Stated problem: Every line holding the word "this" counts once. Give the total, nothing more.

>> Start

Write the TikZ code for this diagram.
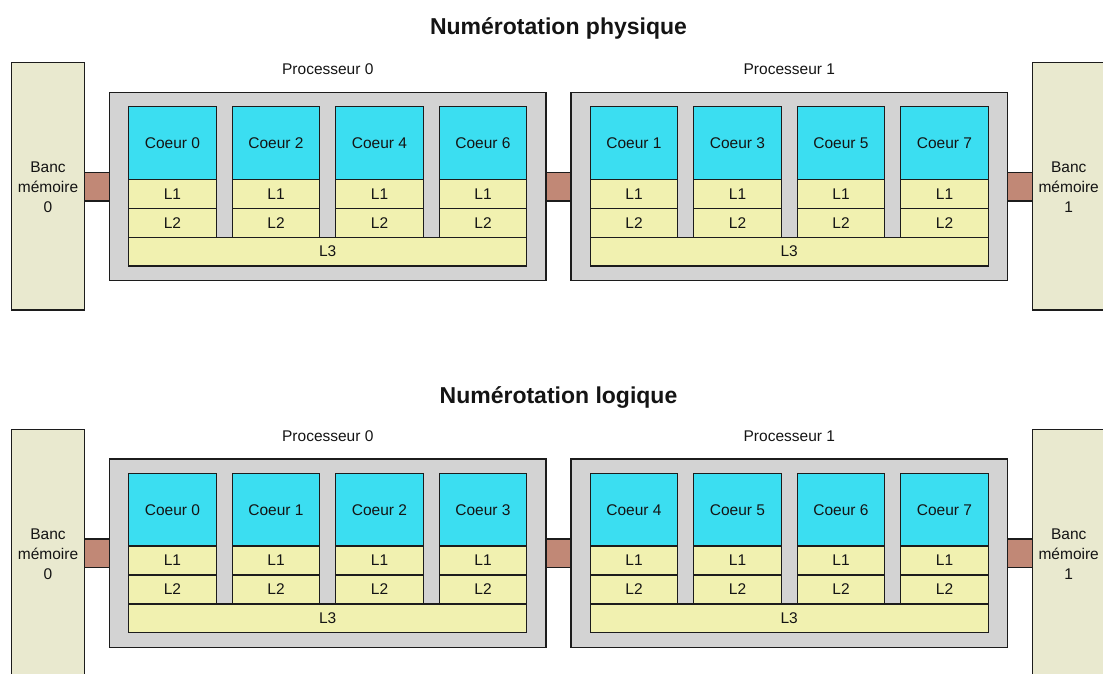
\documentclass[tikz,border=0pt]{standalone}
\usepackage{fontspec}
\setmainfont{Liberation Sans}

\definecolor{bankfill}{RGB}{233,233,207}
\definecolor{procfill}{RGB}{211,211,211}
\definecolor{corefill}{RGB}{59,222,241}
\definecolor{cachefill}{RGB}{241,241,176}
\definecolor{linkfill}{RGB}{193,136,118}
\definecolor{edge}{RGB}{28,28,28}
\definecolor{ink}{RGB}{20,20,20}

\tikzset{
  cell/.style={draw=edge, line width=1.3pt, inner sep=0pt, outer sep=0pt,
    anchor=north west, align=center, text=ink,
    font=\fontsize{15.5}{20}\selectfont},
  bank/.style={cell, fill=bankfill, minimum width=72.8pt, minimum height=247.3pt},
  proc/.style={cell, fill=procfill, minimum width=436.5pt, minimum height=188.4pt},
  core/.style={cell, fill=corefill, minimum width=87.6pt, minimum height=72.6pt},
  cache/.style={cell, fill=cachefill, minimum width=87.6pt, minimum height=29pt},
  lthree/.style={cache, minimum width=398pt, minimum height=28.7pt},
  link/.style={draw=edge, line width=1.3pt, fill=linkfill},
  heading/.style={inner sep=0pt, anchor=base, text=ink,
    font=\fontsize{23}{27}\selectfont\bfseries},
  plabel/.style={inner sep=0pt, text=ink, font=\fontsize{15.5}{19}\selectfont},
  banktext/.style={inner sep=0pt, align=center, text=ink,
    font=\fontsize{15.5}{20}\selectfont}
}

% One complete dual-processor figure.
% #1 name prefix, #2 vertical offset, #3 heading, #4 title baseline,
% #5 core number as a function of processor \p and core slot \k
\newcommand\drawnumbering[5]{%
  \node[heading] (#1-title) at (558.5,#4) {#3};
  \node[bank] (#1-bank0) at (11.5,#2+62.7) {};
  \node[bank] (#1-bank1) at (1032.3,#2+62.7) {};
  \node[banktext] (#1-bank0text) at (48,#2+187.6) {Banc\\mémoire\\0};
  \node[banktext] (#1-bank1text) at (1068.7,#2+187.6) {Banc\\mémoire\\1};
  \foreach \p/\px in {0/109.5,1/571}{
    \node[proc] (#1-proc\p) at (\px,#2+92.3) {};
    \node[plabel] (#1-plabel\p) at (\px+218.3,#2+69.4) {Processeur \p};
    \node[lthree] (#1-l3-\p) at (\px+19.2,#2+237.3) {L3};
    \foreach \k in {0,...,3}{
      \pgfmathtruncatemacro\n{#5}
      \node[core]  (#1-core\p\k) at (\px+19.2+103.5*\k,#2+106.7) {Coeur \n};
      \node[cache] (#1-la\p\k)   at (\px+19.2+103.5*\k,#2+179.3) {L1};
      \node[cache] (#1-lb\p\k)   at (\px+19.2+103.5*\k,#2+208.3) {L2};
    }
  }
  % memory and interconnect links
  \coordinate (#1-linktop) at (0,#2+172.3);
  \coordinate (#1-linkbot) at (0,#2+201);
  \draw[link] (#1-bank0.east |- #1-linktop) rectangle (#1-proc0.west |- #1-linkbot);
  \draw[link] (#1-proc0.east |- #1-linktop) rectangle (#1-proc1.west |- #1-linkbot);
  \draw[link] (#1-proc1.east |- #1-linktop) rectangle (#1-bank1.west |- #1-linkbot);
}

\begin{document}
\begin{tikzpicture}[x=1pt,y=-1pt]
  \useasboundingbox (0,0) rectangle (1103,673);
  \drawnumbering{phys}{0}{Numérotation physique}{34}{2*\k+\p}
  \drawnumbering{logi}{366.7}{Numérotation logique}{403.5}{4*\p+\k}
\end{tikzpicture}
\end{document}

>> End
>> Start

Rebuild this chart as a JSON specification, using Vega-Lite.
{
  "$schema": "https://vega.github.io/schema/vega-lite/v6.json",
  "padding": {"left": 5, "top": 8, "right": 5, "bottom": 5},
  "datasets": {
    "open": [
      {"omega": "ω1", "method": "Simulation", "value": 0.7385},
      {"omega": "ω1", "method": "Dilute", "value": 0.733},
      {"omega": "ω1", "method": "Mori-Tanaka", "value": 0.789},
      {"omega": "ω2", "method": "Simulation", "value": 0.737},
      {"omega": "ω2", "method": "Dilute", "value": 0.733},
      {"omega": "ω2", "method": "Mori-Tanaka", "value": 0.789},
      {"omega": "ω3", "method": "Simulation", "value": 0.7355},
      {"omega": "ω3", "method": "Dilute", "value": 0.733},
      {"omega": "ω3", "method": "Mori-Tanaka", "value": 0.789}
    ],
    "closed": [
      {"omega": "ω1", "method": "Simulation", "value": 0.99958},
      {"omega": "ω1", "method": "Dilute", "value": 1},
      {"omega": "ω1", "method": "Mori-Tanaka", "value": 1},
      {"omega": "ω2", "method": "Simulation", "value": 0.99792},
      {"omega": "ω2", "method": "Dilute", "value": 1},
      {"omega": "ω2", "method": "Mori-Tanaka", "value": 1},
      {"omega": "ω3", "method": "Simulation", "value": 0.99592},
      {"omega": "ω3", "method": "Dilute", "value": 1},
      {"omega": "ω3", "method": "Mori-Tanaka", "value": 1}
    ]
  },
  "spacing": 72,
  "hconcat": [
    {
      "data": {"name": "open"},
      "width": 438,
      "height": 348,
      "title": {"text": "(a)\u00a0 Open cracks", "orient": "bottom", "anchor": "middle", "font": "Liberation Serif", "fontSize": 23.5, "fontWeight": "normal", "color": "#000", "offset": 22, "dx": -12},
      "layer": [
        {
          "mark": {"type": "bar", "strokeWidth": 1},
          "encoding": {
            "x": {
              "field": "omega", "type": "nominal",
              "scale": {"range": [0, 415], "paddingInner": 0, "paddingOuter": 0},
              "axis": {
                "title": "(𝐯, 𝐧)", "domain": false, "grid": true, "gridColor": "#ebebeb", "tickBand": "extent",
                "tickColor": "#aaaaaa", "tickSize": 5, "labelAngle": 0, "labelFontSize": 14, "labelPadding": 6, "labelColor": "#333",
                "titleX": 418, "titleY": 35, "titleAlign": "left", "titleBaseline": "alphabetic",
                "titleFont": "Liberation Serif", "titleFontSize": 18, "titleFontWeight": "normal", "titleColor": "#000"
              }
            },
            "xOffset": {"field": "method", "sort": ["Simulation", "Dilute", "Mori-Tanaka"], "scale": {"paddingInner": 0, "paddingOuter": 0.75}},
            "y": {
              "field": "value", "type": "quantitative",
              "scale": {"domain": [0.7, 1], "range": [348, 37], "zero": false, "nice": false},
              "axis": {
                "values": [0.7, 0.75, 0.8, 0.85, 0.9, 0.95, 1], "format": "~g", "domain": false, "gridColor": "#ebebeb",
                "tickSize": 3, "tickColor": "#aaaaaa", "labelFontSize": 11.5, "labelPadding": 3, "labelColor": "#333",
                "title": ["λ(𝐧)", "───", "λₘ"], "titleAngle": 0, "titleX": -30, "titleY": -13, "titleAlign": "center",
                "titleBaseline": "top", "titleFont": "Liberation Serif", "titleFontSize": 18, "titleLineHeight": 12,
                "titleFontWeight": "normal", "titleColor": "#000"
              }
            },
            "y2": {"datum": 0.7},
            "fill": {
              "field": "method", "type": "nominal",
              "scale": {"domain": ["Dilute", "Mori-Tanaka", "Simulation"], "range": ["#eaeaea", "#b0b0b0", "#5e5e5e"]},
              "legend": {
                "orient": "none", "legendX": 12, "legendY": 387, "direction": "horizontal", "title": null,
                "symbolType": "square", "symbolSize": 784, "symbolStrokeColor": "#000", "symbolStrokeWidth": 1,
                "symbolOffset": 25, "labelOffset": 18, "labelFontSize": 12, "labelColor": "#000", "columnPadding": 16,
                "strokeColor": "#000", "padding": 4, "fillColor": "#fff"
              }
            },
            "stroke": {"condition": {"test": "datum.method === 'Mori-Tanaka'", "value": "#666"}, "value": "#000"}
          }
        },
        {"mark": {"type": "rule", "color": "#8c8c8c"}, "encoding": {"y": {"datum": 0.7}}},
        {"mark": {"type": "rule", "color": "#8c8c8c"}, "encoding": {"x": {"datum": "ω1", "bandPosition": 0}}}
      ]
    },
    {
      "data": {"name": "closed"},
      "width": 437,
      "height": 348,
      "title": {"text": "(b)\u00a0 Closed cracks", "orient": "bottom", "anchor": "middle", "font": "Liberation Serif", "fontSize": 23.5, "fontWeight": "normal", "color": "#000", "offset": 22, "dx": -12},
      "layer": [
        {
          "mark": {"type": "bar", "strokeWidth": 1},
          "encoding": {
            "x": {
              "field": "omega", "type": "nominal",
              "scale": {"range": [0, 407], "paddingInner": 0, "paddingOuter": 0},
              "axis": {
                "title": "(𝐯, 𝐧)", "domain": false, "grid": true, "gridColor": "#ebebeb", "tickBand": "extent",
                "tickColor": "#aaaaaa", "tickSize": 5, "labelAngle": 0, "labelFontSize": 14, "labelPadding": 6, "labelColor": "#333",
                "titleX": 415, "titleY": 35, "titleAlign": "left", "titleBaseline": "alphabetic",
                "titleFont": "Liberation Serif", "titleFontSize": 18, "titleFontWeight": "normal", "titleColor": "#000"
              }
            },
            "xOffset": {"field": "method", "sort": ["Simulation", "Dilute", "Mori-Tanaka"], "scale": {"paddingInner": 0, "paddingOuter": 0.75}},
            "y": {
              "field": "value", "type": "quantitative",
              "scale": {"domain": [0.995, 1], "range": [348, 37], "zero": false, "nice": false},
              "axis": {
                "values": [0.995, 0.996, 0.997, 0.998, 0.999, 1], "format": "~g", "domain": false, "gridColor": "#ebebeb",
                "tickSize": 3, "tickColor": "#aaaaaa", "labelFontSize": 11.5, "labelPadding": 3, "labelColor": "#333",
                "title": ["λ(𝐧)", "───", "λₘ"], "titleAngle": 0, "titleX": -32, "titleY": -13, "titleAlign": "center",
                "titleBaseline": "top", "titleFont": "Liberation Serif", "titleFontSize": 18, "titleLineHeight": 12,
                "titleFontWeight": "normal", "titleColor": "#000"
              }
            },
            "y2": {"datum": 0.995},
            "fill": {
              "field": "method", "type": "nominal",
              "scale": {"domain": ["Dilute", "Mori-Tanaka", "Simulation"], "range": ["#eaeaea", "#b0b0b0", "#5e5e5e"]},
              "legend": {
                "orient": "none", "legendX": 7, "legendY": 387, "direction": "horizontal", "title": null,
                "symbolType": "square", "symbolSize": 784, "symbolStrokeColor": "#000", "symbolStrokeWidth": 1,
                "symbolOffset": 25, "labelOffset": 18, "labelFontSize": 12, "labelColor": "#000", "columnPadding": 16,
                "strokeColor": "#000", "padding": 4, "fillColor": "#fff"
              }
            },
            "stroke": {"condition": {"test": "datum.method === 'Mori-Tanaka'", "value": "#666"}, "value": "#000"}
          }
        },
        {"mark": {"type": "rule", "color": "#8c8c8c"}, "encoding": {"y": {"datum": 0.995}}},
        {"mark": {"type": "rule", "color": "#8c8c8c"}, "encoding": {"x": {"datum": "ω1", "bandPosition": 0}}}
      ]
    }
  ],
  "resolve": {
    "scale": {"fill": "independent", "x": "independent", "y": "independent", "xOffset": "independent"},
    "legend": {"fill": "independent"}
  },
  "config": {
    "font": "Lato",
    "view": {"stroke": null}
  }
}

>> End

Result below: 2